As with many other character traits, children develop independence at their own pace. There is no right or wrong time to help your child develop this skill, but once he or she does, life tends to become easier — for both of you.
Stop doing everything for them
Children are less likely to develop the skills of an independent person if they have everything done for them. Even if you’re doing things for your children out of love and the best of intentions, you may actually be hindering their developmental process. By all means, help your children learn new things — but then step back and allow them to handle tasks and skills all by themselves. This can lead to newfound confidence, which can in turn help your children become more independent.
Make sure the tasks you give your children are age appropriate so as to encourage success and thus a desire within your children to become more independent. For example, young children can begin with small tasks like dressing themselves, brushing their teeth and putting their toys away. Older children can be expected to make their bed, clean their room and help with household duties as well as tackle homework on their own (for the most part). Instead of simply reading a book to them every night, encourage a love of learning by asking them to read along with you — even if the process takes twice as long!

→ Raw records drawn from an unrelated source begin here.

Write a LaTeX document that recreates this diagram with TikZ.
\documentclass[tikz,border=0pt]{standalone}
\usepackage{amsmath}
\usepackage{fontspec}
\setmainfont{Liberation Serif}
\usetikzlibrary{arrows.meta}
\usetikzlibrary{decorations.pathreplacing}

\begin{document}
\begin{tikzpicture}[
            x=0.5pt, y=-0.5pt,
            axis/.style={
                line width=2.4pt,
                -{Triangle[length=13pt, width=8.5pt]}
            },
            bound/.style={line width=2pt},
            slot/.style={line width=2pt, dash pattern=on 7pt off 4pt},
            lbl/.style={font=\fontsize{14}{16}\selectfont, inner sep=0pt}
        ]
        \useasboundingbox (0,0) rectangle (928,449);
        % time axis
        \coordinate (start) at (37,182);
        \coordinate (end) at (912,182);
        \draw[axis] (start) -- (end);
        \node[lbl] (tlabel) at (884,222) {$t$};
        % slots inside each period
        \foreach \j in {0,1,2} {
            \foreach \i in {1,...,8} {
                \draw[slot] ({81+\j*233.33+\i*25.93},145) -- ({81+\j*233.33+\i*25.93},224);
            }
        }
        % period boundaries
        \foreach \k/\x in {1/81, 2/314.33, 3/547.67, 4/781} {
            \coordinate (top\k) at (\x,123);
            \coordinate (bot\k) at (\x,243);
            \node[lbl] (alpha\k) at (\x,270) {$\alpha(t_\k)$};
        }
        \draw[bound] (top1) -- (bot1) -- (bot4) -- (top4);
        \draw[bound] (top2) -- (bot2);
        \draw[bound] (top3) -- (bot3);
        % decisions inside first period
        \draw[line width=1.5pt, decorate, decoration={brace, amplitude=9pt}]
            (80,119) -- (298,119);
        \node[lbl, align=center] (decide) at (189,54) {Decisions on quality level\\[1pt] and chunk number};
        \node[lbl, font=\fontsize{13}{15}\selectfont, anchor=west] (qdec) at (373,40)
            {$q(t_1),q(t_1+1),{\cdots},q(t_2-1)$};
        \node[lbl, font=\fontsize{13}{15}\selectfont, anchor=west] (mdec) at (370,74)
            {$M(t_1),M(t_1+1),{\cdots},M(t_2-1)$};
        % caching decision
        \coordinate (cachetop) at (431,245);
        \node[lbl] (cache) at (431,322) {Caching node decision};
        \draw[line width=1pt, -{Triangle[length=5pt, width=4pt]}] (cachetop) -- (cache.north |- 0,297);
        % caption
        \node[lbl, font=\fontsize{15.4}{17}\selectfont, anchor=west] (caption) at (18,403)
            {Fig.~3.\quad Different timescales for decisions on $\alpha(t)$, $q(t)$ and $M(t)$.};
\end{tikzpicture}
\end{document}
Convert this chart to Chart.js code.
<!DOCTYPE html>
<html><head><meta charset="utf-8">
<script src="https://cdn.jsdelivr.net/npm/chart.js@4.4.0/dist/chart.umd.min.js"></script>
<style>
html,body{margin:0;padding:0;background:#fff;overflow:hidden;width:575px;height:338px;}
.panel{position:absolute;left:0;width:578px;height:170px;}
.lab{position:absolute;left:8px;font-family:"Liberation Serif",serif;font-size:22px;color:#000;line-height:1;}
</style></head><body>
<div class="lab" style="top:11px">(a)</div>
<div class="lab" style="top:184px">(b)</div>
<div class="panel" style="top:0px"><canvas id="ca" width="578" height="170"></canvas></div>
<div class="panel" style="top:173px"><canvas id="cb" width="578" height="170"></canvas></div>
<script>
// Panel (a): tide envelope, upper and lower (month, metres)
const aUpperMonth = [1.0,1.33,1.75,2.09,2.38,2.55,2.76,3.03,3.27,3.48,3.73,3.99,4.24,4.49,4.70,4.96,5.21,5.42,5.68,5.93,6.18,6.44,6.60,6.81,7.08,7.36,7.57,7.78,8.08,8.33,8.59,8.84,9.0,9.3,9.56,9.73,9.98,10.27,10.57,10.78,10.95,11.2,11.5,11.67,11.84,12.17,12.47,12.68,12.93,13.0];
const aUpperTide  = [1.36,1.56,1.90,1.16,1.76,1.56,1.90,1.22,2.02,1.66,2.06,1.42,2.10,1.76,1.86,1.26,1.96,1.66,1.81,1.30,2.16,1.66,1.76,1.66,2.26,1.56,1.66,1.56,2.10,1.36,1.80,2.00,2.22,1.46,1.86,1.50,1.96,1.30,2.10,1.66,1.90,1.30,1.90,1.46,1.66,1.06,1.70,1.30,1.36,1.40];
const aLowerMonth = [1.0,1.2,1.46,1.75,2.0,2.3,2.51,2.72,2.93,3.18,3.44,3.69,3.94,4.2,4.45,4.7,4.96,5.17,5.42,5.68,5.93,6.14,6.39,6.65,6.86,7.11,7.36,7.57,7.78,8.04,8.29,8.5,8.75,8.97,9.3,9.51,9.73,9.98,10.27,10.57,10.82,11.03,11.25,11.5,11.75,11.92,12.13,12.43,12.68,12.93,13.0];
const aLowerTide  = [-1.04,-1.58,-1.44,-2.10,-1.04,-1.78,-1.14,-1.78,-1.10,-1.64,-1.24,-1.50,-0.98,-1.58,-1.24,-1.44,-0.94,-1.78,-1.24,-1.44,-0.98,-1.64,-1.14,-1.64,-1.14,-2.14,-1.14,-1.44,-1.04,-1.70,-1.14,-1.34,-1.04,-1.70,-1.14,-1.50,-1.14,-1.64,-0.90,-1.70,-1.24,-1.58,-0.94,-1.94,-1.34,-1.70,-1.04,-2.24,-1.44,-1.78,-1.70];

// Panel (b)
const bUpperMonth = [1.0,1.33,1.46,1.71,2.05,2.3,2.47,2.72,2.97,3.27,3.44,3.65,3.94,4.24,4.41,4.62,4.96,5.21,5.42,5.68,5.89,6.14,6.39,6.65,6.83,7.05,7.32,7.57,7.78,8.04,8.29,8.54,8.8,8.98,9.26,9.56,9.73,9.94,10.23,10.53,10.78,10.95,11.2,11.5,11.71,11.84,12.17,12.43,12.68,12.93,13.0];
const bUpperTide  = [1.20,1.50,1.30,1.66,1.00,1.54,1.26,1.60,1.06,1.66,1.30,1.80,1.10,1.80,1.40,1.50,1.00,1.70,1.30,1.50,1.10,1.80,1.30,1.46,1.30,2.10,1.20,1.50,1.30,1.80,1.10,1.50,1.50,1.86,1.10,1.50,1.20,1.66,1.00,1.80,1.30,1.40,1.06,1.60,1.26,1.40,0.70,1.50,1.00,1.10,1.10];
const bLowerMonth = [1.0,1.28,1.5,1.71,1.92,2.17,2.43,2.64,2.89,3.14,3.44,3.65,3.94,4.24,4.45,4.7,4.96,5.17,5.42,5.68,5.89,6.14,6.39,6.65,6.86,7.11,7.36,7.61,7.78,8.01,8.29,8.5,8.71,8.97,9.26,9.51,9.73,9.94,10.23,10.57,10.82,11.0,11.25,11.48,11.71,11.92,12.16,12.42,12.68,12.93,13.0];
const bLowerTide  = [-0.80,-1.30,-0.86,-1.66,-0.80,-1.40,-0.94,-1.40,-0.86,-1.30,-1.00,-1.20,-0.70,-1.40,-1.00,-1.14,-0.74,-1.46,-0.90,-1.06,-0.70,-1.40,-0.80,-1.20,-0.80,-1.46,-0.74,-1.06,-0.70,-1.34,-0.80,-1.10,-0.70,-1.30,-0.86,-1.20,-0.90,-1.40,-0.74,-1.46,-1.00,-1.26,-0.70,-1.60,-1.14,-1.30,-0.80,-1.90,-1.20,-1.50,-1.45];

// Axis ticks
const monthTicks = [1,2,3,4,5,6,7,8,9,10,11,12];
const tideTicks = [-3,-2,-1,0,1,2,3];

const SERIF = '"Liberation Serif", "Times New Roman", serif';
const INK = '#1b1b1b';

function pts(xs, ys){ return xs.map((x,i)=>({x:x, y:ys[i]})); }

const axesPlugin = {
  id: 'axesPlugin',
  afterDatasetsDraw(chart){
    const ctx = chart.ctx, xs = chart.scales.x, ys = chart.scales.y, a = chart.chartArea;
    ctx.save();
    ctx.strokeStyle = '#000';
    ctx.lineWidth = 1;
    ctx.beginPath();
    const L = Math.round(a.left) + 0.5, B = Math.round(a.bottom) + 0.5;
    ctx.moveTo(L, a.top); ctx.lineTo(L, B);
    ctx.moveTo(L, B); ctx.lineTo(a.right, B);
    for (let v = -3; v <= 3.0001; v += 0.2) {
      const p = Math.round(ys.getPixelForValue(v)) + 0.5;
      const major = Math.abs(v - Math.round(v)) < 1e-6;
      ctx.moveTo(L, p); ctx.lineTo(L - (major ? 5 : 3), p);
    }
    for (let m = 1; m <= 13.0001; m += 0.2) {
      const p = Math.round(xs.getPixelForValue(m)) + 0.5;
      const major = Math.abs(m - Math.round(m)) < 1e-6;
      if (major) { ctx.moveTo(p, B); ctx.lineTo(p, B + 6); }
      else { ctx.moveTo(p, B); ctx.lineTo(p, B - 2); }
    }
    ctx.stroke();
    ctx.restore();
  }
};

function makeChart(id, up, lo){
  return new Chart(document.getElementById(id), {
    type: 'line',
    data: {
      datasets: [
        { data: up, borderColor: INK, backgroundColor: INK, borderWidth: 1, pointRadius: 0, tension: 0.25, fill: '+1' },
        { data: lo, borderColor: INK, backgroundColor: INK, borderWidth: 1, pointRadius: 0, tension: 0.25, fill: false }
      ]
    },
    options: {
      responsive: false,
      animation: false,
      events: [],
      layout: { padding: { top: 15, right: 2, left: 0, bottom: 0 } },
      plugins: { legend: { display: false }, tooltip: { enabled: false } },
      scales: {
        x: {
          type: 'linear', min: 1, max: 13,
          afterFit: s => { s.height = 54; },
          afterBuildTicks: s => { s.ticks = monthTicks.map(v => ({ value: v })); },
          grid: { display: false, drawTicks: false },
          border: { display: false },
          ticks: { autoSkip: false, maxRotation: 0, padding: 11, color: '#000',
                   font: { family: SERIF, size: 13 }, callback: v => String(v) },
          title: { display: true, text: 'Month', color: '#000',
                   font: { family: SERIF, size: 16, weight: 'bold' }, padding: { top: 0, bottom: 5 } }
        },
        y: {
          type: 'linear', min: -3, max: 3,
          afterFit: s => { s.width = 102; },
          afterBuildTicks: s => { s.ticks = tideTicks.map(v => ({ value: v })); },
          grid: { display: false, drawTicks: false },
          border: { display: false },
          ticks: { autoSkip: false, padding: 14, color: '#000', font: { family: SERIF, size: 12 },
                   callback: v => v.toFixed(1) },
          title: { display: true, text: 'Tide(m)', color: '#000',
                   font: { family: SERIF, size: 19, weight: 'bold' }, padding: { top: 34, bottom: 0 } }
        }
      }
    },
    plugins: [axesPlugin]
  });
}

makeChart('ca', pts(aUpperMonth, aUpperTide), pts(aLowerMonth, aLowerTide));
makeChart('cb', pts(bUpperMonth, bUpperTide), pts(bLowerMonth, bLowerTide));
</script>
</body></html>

Offer them an outlet for growth
Before your child gets too far behind in school or in an extracurricular activity, take steps to help him or her catch up and even excel. Employ the services of an after-school learning center, such as Kumon Math and Reading Programs, which focus on helping childrenbecome confident, independent self-learners. Alternatively, ask the coach of your child’s sports team to spend some extra time practicing with your child outside of regular practice times. When your child feels successful in school or extracurricular activities, he or she is more likely to display traits of independence.

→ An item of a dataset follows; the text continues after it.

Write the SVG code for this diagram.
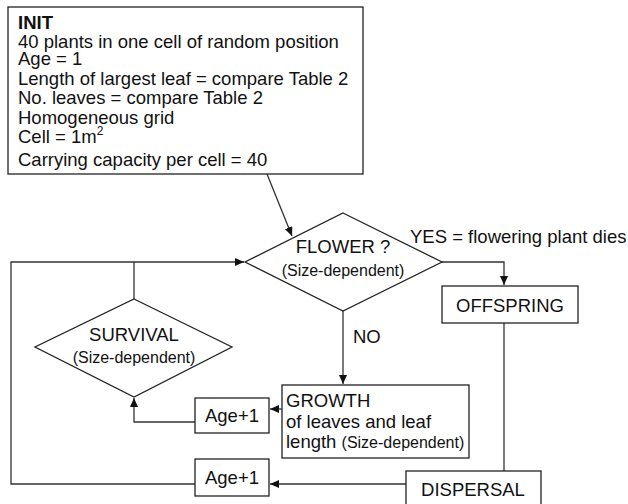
<svg xmlns="http://www.w3.org/2000/svg" width="628" height="504" viewBox="0 0 628 504">
<style>
.box{fill:#fff;stroke:#222;stroke-width:1.3}
.ln{fill:none;stroke:#333;stroke-width:1.3}
text{font-family:"Liberation Sans",Arial,sans-serif;font-size:18.5px;fill:#111}
.sm{font-size:16px}
.b{font-weight:bold}
.c{text-anchor:middle}
</style>
<defs>
<marker id="ah" markerWidth="10" markerHeight="8" refX="9" refY="4" orient="auto" markerUnits="userSpaceOnUse">
<path d="M0,0 L9,4 L0,8 Z" fill="#111"/>
</marker>
</defs>
<rect width="628" height="504" fill="#fff"/>
<g id="connectors">
<path class="ln" d="M267,174 L292,236" marker-end="url(#ah)"/>
<path class="ln" d="M442,262 H504 V285" marker-end="url(#ah)"/>
<path class="ln" d="M343,311 V384" marker-end="url(#ah)"/>
<path class="ln" d="M504,323 V471"/>
<path class="ln" d="M282,409 H270" marker-end="url(#ah)"/>
<path class="ln" d="M195,422 H134 V398" marker-end="url(#ah)"/>
<path class="ln" d="M134,299 V262"/>
<path class="ln" d="M195,484 H11 V262 H244" marker-end="url(#ah)"/>
<path class="ln" d="M406,484 H270" marker-end="url(#ah)"/>
</g>
<g id="init">
<rect class="box" x="8" y="7" width="355" height="167"/>
<text class="b" x="18" y="29">INIT</text>
<text x="18" y="47.5">40 plants in one cell of random position</text>
<text x="18" y="65">Age = 1</text>
<text x="18" y="84.5">Length of largest leaf = compare Table 2</text>
<text x="18" y="104">No. leaves = compare Table 2</text>
<text x="18" y="123.5">Homogeneous grid</text>
<text x="18" y="143">Cell = 1m<tspan font-size="12" dy="-8">2</tspan></text>
<text x="18" y="166">Carrying capacity per cell = 40</text>
</g>
<g id="flower">
<polygon class="box" points="343,213 442,262 343,311 245,262"/>
<text class="c" x="343" y="253">FLOWER ?</text>
<text class="c sm" x="343" y="276">(Size-dependent)</text>
</g>
<g id="yes-label">
<text x="410" y="243">YES = flowering plant dies</text>
</g>
<g id="no-label">
<text x="353" y="343">NO</text>
</g>
<g id="offspring">
<rect class="box" x="442" y="286" width="136" height="37"/>
<text class="c" x="510" y="312">OFFSPRING</text>
</g>
<g id="survival">
<polygon class="box" points="134,299 232,347 134,397 35,347"/>
<text class="c" x="134" y="341">SURVIVAL</text>
<text class="c sm" x="134" y="363">(Size-dependent)</text>
</g>
<g id="growth">
<rect class="box" x="282" y="385" width="187" height="73"/>
<text x="286" y="407">GROWTH</text>
<text x="286" y="428">of leaves and leaf</text>
<text x="286" y="448">length <tspan class="sm">(Size-dependent)</tspan></text>
</g>
<g id="age1-upper">
<rect class="box" x="195" y="398" width="74" height="35"/>
<text class="c" x="232" y="422">Age+1</text>
</g>
<g id="age1-lower">
<rect class="box" x="195" y="459" width="74" height="37"/>
<text class="c" x="232" y="484">Age+1</text>
</g>
<g id="dispersal">
<rect class="box" x="406" y="471" width="135" height="40"/>
<text class="c" x="473" y="496">DISPERSAL</text>
</g>
</svg>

Give them a chance to prove themselves
Many children may not express a desire for independence due to fear of failure or lack of self-esteem. If you never give your children a challenge or an opportunity to do something on their own, they may not have the self-esteem required to become independent. Assign them responsibilities and urge them to rise to the challenge and then go above and beyond what is expected of them. If your child shows a specific skill or interest in a subject in school or in a sport, encourage him or her to get involved to a deeper degree (like by studying for a spelling bee or trying out for a school team).
Open the doors of communication
In your quest to help your child become an independent person, make sure that he or she knows you are there to provide help or answer questions. Don’t make children feel abandoned so they have to do things for themselves. Rather, they should feel the support and encouragement of their parents so they know they can do things for themselves.